** Given problem **
Look below. Copy each line that has "diagram" in it.

━━━━━━━━━━

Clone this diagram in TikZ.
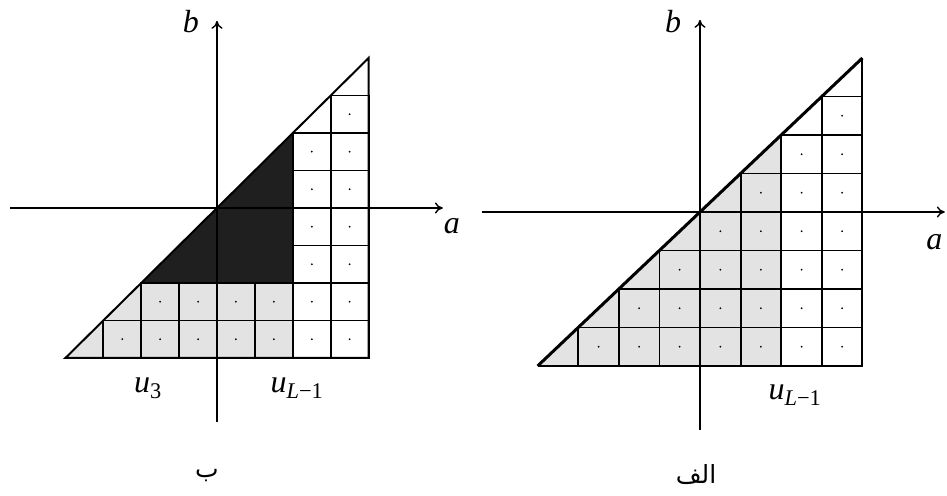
\documentclass[tikz,border=0pt]{standalone}
\usepackage{fontspec}
\setmainfont{Liberation Serif}
\newfontfamily\arabicfont[Script=Arabic]{DejaVu Sans}
\TeXXeTstate=1
\usetikzlibrary{arrows.meta}
\begin{document}
\begin{tikzpicture}[
  cellbox/.style={draw=black, line width=1.8pt},
  axisline/.style={line width=1.4pt, -{To[length=8pt,width=11pt]}},
  outline/.style={draw=black, line width=2pt, line join=miter},
  lbl/.style={font=\fontsize{32}{32}\selectfont\itshape, inner sep=0pt},
  arlbl/.style={font=\fontsize{25}{28}\selectfont\arabicfont, inner sep=0pt},
  lightfill/.style={fill=black!11},
  darkfill/.style={fill=black!88}
]
\useasboundingbox (0pt,0pt) rectangle (947pt,495pt);

% ---------------- left diagram (b) ----------------
\begin{scope}[shift={(217pt,287pt)}, x=37.9pt, y=37.5pt]
  \fill[lightfill] (-4,-4) -- (2,-4) -- (2,-2) -- (-2,-2) -- cycle;
  \fill[darkfill] (-2,-2) -- (2,-2) -- (2,2) -- cycle;
  \foreach \j in {0,...,6}{
    \pgfmathtruncatemacro{\first}{\j+1}
    \foreach \i in {\first,...,7}{
      \pgfmathtruncatemacro{\isdark}{((\j>=2)&&(\i<=5))?1:0}
      \ifnum\isdark=0
        \draw[cellbox] (\i-4,\j-4) rectangle ++(1,1);
        \fill (\i-3.5,\j-3.5) circle (1pt);
      \fi
    }
  }
  \draw[outline] (-4,-4) -- (4,-4) -- (4,4) -- cycle;
  \coordinate (L-west) at (-5.46,0);
  \coordinate (L-east) at (5.96,0);
  \coordinate (L-south) at (0,-5.71);
  \coordinate (L-north) at (0,4.99);
  \draw[axisline] (L-west) -- (L-east);
  \draw[axisline] (L-south) -- (L-north);
  \node[lbl] (L-b) at (-0.69,4.96) {b};
  \node[lbl] (L-a) at (6.2,-0.48) {a};
  \node[lbl] (L-u3) at (-1.82,-4.8) {u\textsubscript{\upshape 3}};
  \node[lbl] (L-uL) at (2.11,-4.8) {u\textsubscript{L\upshape −1}};
\end{scope}

% ---------------- right diagram (alef) ----------------
\begin{scope}[shift={(700pt,283pt)}, x=40.6pt, y=38.5pt]
  \fill[lightfill] (-4,-4) -- (2,-4) -- (2,2) -- cycle;
  \foreach \j in {0,...,6}{
    \pgfmathtruncatemacro{\first}{\j+1}
    \foreach \i in {\first,...,7}{
      \draw[cellbox] (\i-4,\j-4) rectangle ++(1,1);
      \fill (\i-3.5,\j-3.5) circle (1pt);
    }
  }
  \draw[outline] (-4,-4) -- (4,-4) -- (4,4);
  \draw[outline, line width=3pt] (-4,-4) -- (4,4);
  \coordinate (R-west) at (-5.37,0);
  \coordinate (R-east) at (6.03,0);
  \coordinate (R-south) at (0,-5.66);
  \coordinate (R-north) at (0,4.99);
  \draw[axisline] (R-west) -- (R-east);
  \draw[axisline] (R-south) -- (R-north);
  \node[lbl] (R-b) at (-0.66,4.94) {b};
  \node[lbl] (R-a) at (5.77,-0.78) {a};
  \node[lbl] (R-uL) at (2.34,-4.75) {u\textsubscript{L\upshape −1}};
\end{scope}

\node[arlbl] (cap-b) at (207pt,19pt) {\beginR ب\endR};
\node[arlbl] (cap-alef) at (696pt,20pt) {\beginR الف\endR};
\end{tikzpicture}
\end{document}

━━━━━━━━━━

** Result of the task **
Clone this diagram in TikZ.
% ---------------- left diagram (b) ----------------
% ---------------- right diagram (alef) ----------------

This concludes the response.